--- begin ---

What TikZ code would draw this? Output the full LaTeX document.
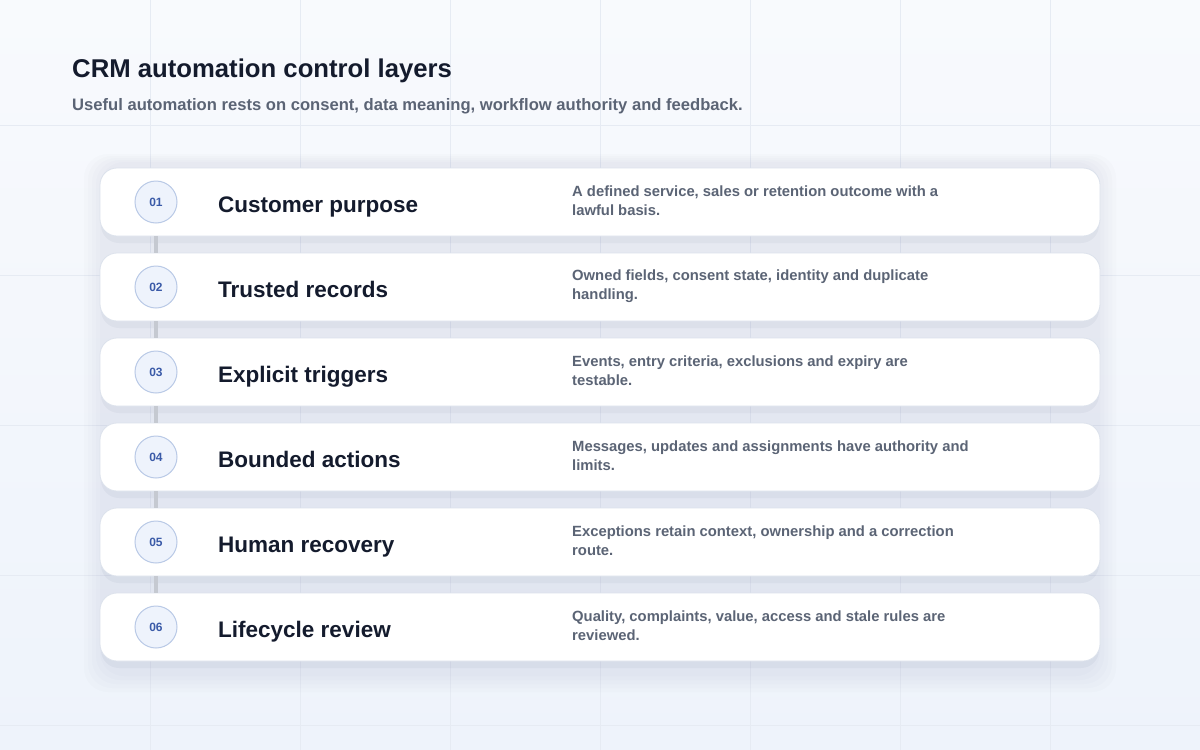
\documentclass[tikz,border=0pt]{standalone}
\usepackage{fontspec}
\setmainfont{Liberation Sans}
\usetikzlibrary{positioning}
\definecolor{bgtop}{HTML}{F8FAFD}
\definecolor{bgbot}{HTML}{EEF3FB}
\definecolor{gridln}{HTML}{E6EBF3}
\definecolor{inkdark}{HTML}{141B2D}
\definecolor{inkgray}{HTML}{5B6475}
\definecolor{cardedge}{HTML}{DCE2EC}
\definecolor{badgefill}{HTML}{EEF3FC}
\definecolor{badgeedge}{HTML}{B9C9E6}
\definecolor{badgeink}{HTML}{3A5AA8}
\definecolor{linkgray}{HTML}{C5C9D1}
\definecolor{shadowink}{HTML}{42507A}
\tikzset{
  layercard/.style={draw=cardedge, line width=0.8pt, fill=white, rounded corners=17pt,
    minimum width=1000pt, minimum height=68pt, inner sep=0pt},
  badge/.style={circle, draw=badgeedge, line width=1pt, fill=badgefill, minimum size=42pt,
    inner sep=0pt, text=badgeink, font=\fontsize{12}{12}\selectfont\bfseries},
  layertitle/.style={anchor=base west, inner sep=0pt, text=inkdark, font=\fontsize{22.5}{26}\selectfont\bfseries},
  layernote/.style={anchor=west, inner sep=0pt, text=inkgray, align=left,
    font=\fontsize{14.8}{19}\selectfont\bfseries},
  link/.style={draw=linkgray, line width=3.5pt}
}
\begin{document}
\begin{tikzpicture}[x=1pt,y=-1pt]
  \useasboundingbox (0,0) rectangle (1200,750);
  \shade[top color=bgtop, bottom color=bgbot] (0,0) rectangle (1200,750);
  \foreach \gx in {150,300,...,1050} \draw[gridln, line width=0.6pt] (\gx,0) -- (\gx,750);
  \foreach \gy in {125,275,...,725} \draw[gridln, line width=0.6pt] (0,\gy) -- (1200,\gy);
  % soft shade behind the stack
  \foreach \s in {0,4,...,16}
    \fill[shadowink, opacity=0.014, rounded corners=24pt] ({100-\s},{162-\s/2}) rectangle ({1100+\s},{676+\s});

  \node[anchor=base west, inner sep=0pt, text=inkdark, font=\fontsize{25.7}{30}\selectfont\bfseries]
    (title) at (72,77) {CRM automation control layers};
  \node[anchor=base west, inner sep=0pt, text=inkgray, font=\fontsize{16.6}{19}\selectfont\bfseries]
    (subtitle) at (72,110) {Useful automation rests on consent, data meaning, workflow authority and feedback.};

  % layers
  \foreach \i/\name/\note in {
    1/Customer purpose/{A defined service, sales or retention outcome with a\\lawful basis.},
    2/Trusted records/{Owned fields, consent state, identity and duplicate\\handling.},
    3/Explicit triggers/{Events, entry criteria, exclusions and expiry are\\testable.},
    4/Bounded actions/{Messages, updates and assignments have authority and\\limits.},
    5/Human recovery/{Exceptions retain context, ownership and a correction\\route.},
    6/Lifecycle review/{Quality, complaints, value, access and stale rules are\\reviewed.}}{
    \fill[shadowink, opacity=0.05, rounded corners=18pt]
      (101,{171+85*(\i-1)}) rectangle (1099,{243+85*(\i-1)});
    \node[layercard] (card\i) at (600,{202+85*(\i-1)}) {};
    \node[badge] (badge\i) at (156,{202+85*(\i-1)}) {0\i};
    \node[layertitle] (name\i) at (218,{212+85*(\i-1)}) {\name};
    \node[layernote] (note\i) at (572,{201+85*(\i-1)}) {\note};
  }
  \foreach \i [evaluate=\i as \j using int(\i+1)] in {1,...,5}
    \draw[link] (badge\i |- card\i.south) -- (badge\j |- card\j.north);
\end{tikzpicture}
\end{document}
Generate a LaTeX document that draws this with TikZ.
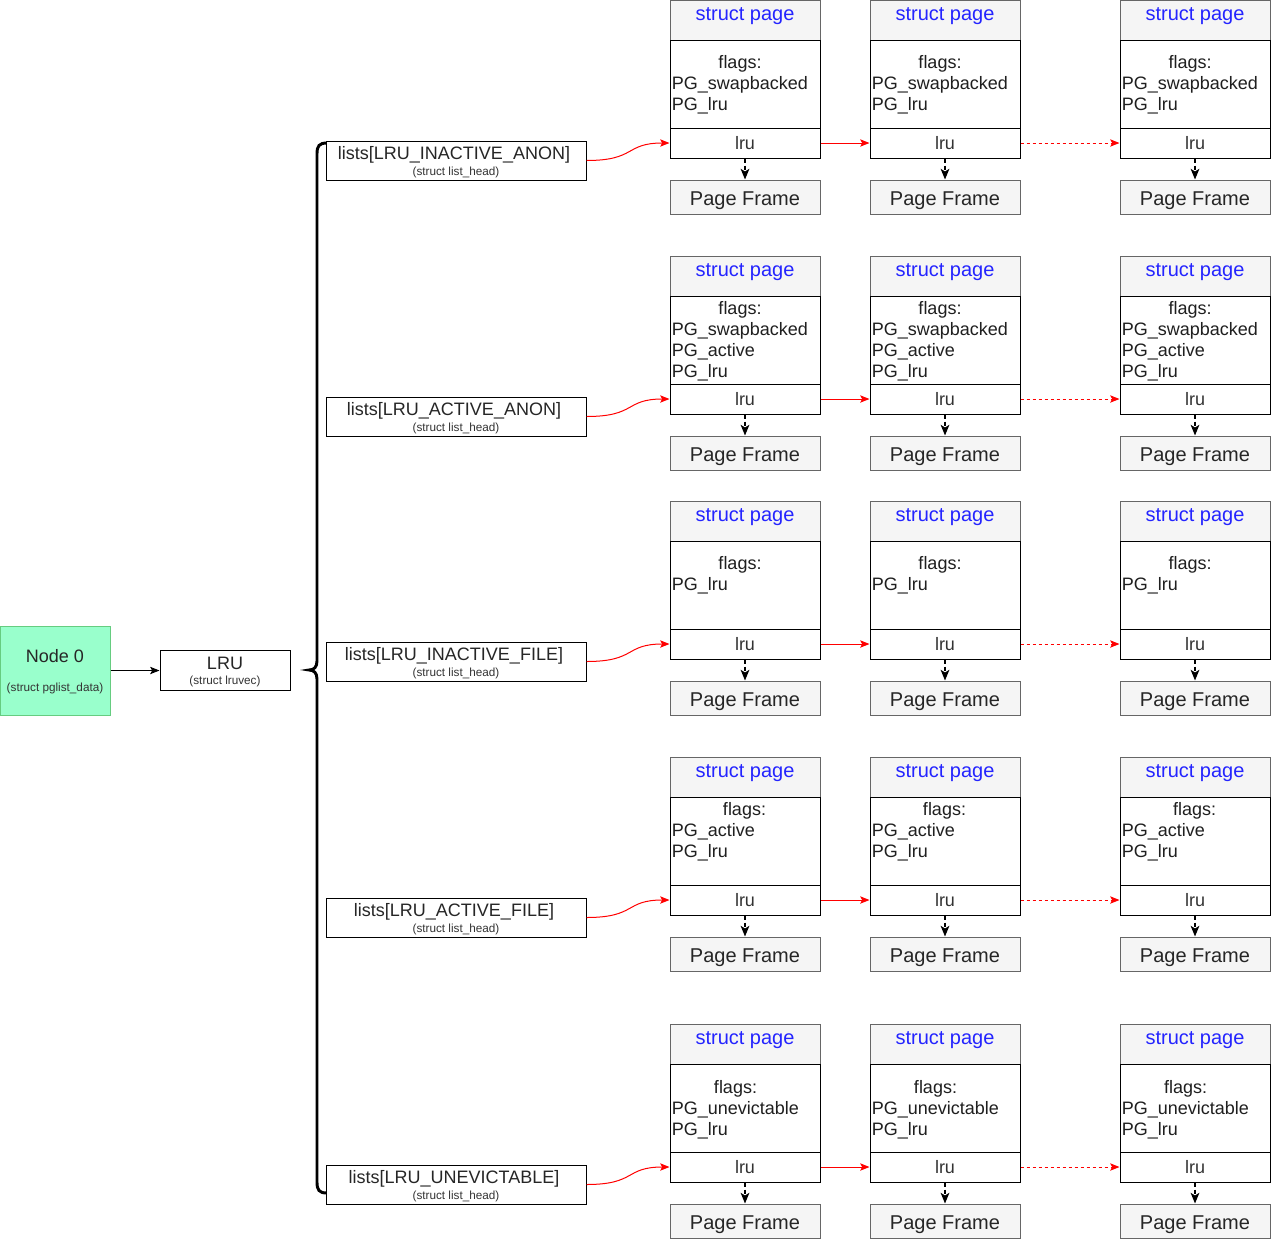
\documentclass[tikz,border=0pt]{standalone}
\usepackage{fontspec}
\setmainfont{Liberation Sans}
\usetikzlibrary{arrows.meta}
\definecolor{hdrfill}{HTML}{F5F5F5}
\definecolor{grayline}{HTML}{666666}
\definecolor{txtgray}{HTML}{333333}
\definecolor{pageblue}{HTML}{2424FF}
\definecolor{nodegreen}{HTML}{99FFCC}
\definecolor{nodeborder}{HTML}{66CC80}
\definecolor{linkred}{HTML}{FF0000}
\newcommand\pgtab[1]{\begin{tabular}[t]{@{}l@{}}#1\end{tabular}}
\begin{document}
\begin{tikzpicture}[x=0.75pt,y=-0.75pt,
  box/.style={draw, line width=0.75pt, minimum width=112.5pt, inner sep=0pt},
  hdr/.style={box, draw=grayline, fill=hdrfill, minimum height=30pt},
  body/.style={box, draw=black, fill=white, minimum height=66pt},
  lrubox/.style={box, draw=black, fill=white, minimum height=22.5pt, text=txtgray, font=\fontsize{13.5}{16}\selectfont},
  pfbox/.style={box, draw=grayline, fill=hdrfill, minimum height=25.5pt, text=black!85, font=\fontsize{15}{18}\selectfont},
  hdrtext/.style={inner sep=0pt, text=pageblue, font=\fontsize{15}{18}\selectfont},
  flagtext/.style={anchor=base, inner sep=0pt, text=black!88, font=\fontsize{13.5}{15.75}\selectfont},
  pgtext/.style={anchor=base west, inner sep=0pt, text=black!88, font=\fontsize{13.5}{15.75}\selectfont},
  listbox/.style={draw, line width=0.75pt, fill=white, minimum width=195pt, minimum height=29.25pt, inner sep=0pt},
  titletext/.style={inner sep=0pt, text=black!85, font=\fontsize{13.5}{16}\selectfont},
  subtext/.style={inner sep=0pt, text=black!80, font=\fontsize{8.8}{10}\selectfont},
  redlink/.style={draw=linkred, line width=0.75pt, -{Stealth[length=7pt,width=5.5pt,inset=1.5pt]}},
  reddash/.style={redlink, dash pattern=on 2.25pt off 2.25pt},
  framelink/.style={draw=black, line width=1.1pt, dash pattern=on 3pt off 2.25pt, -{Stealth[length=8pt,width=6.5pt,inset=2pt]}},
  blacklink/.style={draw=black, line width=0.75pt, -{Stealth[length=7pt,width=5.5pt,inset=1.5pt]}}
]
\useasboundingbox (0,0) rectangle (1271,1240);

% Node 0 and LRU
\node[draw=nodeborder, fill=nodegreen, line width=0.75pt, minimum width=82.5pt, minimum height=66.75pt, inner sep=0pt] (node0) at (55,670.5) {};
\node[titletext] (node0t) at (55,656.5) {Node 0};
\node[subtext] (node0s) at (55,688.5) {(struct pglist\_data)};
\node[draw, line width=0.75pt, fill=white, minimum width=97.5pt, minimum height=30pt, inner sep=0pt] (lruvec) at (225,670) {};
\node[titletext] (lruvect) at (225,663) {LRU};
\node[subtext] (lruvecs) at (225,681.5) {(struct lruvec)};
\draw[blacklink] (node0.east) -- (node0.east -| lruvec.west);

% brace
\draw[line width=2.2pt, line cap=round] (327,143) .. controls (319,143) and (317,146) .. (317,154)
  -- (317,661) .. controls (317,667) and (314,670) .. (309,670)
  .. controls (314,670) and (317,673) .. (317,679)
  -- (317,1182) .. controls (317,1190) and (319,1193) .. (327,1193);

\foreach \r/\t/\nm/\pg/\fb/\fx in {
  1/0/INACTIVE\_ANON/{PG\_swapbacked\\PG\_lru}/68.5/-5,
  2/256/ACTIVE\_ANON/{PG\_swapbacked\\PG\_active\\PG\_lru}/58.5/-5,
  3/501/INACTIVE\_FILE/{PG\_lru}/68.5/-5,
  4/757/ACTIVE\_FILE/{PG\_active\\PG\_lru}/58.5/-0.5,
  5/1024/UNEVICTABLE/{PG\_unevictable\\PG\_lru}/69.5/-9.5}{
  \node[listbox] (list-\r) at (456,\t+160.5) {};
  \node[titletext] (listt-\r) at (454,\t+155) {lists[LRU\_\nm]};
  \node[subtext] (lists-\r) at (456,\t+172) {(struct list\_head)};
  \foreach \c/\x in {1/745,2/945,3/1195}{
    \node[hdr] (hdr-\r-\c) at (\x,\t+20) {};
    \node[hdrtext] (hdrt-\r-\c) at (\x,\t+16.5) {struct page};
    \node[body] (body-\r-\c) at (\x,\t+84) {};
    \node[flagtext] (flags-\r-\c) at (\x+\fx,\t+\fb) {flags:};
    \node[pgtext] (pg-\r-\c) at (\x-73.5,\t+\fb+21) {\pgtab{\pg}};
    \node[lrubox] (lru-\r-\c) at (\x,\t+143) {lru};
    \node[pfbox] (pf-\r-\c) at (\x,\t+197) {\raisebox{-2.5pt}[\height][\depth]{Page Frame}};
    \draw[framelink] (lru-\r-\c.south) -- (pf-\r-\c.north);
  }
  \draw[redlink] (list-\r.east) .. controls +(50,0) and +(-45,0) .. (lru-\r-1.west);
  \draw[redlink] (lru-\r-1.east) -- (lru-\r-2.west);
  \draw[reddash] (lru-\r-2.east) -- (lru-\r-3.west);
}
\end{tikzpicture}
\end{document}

--- end ---

YOUR OBJECTIVE: Take the lines from the one holding "Generate a LaTeX" to the one holding "(0,0) rectangle (1271,1240);", both lines included, and give them again exactly, with no pictures.

RESPONSE TO THIS EXERCISE:
Generate a LaTeX document that draws this with TikZ.
\documentclass[tikz,border=0pt]{standalone}
\usepackage{fontspec}
\setmainfont{Liberation Sans}
\usetikzlibrary{arrows.meta}
\definecolor{hdrfill}{HTML}{F5F5F5}
\definecolor{grayline}{HTML}{666666}
\definecolor{txtgray}{HTML}{333333}
\definecolor{pageblue}{HTML}{2424FF}
\definecolor{nodegreen}{HTML}{99FFCC}
\definecolor{nodeborder}{HTML}{66CC80}
\definecolor{linkred}{HTML}{FF0000}
\newcommand\pgtab[1]{\begin{tabular}[t]{@{}l@{}}#1\end{tabular}}
\begin{document}
\begin{tikzpicture}[x=0.75pt,y=-0.75pt,
  box/.style={draw, line width=0.75pt, minimum width=112.5pt, inner sep=0pt},
  hdr/.style={box, draw=grayline, fill=hdrfill, minimum height=30pt},
  body/.style={box, draw=black, fill=white, minimum height=66pt},
  lrubox/.style={box, draw=black, fill=white, minimum height=22.5pt, text=txtgray, font=\fontsize{13.5}{16}\selectfont},
  pfbox/.style={box, draw=grayline, fill=hdrfill, minimum height=25.5pt, text=black!85, font=\fontsize{15}{18}\selectfont},
  hdrtext/.style={inner sep=0pt, text=pageblue, font=\fontsize{15}{18}\selectfont},
  flagtext/.style={anchor=base, inner sep=0pt, text=black!88, font=\fontsize{13.5}{15.75}\selectfont},
  pgtext/.style={anchor=base west, inner sep=0pt, text=black!88, font=\fontsize{13.5}{15.75}\selectfont},
  listbox/.style={draw, line width=0.75pt, fill=white, minimum width=195pt, minimum height=29.25pt, inner sep=0pt},
  titletext/.style={inner sep=0pt, text=black!85, font=\fontsize{13.5}{16}\selectfont},
  subtext/.style={inner sep=0pt, text=black!80, font=\fontsize{8.8}{10}\selectfont},
  redlink/.style={draw=linkred, line width=0.75pt, -{Stealth[length=7pt,width=5.5pt,inset=1.5pt]}},
  reddash/.style={redlink, dash pattern=on 2.25pt off 2.25pt},
  framelink/.style={draw=black, line width=1.1pt, dash pattern=on 3pt off 2.25pt, -{Stealth[length=8pt,width=6.5pt,inset=2pt]}},
  blacklink/.style={draw=black, line width=0.75pt, -{Stealth[length=7pt,width=5.5pt,inset=1.5pt]}}
]
\useasboundingbox (0,0) rectangle (1271,1240);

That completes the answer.